What you need to do:
Starting at the first line of the data, please print exactly those lines through the one that holds "fit_top_y = [1.30, 0.41]", omitting every picture.

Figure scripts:
==*==

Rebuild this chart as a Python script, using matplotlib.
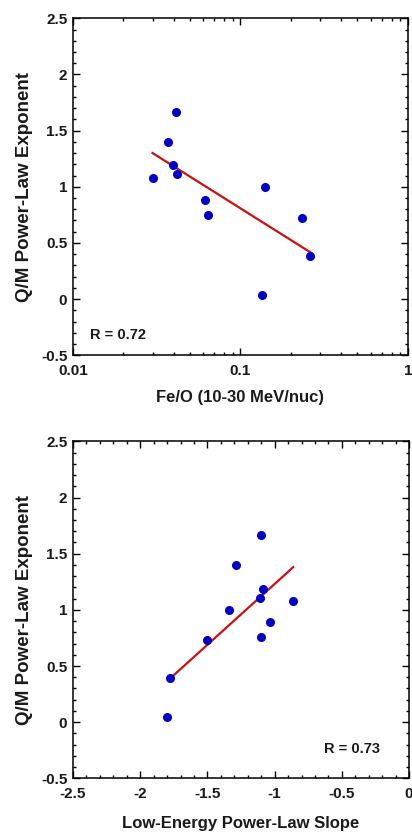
import numpy as np
import matplotlib.pyplot as plt
from matplotlib.ticker import MultipleLocator, LogLocator, NullFormatter, FixedLocator

plt.rcParams['font.family'] = ['Liberation Sans', 'DejaVu Sans']
plt.rcParams['font.weight'] = 'bold'

# top panel: Fe/O vs Q/M exponent
feo = [0.0299, 0.0369, 0.041, 0.0397, 0.042, 0.0614, 0.0643, 0.140, 0.135, 0.232, 0.260]
qm_top = [1.08, 1.40, 1.67, 1.19, 1.11, 0.88, 0.75, 1.00, 0.04, 0.72, 0.38]
fit_top_x = [0.0299, 0.266]
fit_top_y = [1.30, 0.41]

# bottom panel: low-energy slope vs Q/M exponent
slope = [-1.10, -1.29, -1.085, -1.11, -0.867, -1.338, -1.033, -1.103, -1.501, -1.779, -1.799]
qm_bot = [1.67, 1.40, 1.19, 1.11, 1.08, 1.00, 0.89, 0.76, 0.73, 0.39, 0.05]
fit_bot_x = [-1.767, -0.862]
fit_bot_y = [0.40, 1.38]

y_ticks = [-0.5, 0, 0.5, 1, 1.5, 2, 2.5]
y_labels = ['-0.5', '0', '0.5', '1', '1.5', '2', '2.5']
x_top_ticks = [0.01, 0.1, 1]
x_top_labels = ['0.01', '0.1', '1']
x_bot_ticks = [-2.5, -2, -1.5, -1, -0.5, 0]
x_bot_labels = ['-2.5', '-2', '-1.5', '-1', '-0.5', '0']

dot = '#0000c8'
red = '#cc1010'
txt = '#1a1a1a'

fig = plt.figure(figsize=(4.12, 8.32), dpi=100)
ax1 = fig.add_axes([0.177, 0.573, 0.813, 0.405])
ax2 = fig.add_axes([0.177, 0.0645, 0.816, 0.405])

# top
ax1.set_xscale('log')
ax1.set_xlim(0.01, 1)
ax1.plot(fit_top_x, fit_top_y, color=red, lw=1.6, zorder=2)
ax1.plot(feo, qm_top, 'o', color=dot, ms=5.5, zorder=3)
ax1.xaxis.set_major_locator(FixedLocator(x_top_ticks))
ax1.xaxis.set_minor_locator(LogLocator(base=10, subs=np.arange(2, 10)))
ax1.xaxis.set_minor_formatter(NullFormatter())
ax1.set_xticklabels(x_top_labels)
ax1.set_xlabel('Fe/O (10-30 MeV/nuc)', fontsize=12, fontweight='bold', labelpad=9, color=txt)
ax1.text(0.05, 0.06, 'R = 0.72', transform=ax1.transAxes, fontsize=10.5, fontweight='bold',
         ha='left', va='center', color=txt)

# bottom
ax2.set_xlim(-2.5, 0)
ax2.plot(fit_bot_x, fit_bot_y, color=red, lw=1.6, zorder=2)
ax2.plot(slope, qm_bot, 'o', color=dot, ms=5.5, zorder=3)
ax2.set_xticks(x_bot_ticks)
ax2.set_xticklabels(x_bot_labels)
ax2.xaxis.set_minor_locator(MultipleLocator(0.1))
ax2.set_xlabel('Low-Energy Power-Law Slope', fontsize=12, fontweight='bold', labelpad=11, color=txt)
ax2.text(0.914, 0.086, 'R = 0.73', transform=ax2.transAxes, fontsize=10.5, fontweight='bold',
         ha='right', va='center', color=txt)

for ax in (ax1, ax2):
    ax.set_ylim(-0.5, 2.5)
    ax.set_yticks(y_ticks)
    ax.set_yticklabels(y_labels)
    ax.yaxis.set_minor_locator(MultipleLocator(0.1))
    ax.set_ylabel('Q/M Power-Law Exponent', fontsize=13.5, fontweight='bold', labelpad=6, color=txt)
    for s in ax.spines.values():
        s.set_linewidth(1.1)
    ax.tick_params(which='both', direction='in', top=True, right=True, labelsize=11, width=1.0,
                   labelcolor=txt)
    ax.tick_params(which='major', length=5)
    ax.tick_params(which='minor', length=2.5)
    ax.tick_params(axis='x', which='major', pad=6)
    ax.tick_params(axis='y', which='major', pad=4)
    for lab in ax.get_xticklabels() + ax.get_yticklabels():
        lab.set_fontweight('bold')

fig.savefig('out.png', dpi=100)
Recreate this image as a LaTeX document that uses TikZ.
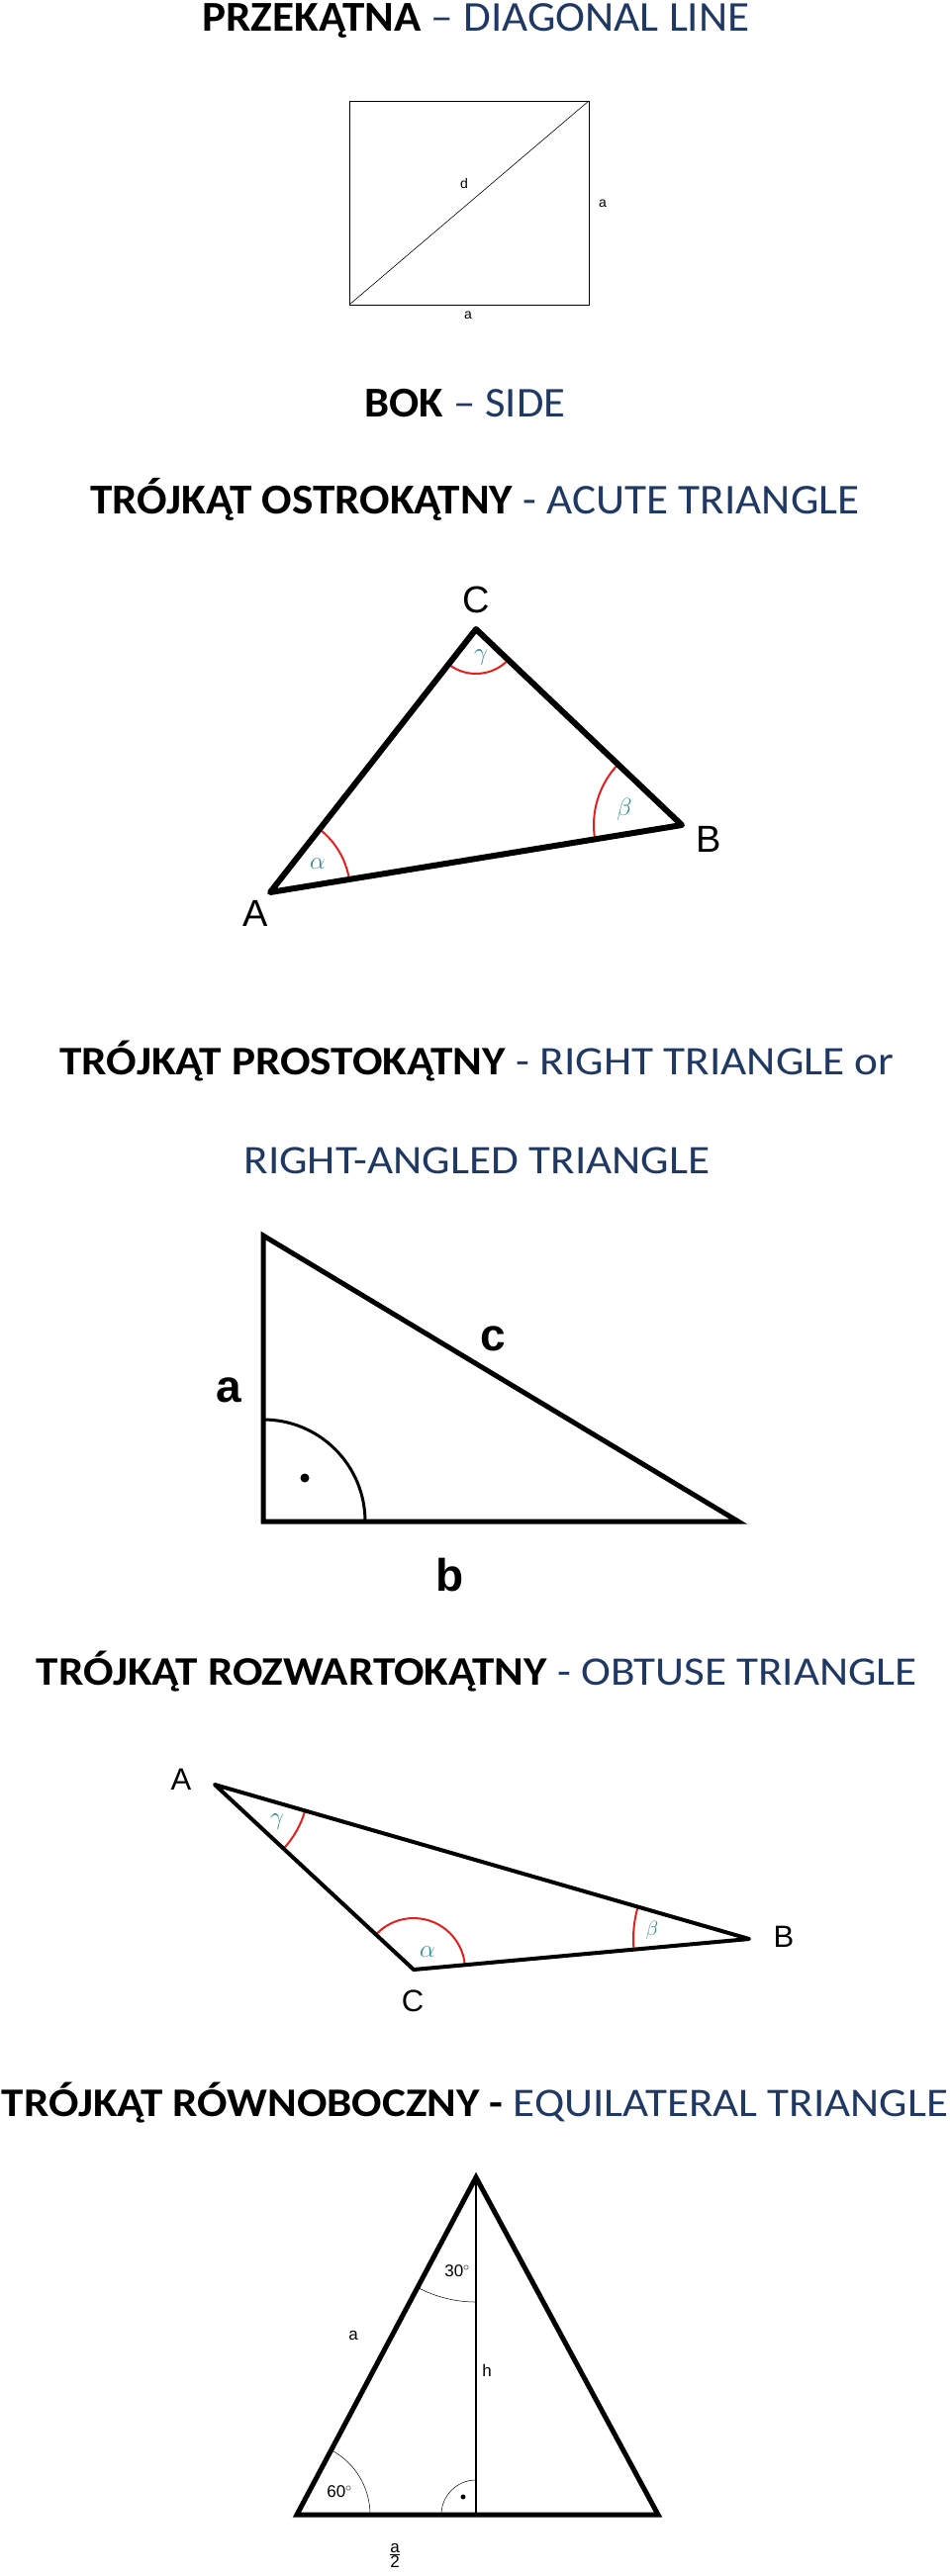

==*==

Expected answer:
Rebuild this chart as a Python script, using matplotlib.
import numpy as np
import matplotlib.pyplot as plt
from matplotlib.ticker import MultipleLocator, LogLocator, NullFormatter, FixedLocator

plt.rcParams['font.family'] = ['Liberation Sans', 'DejaVu Sans']
plt.rcParams['font.weight'] = 'bold'

# top panel: Fe/O vs Q/M exponent
feo = [0.0299, 0.0369, 0.041, 0.0397, 0.042, 0.0614, 0.0643, 0.140, 0.135, 0.232, 0.260]
qm_top = [1.08, 1.40, 1.67, 1.19, 1.11, 0.88, 0.75, 1.00, 0.04, 0.72, 0.38]
fit_top_x = [0.0299, 0.266]
fit_top_y = [1.30, 0.41]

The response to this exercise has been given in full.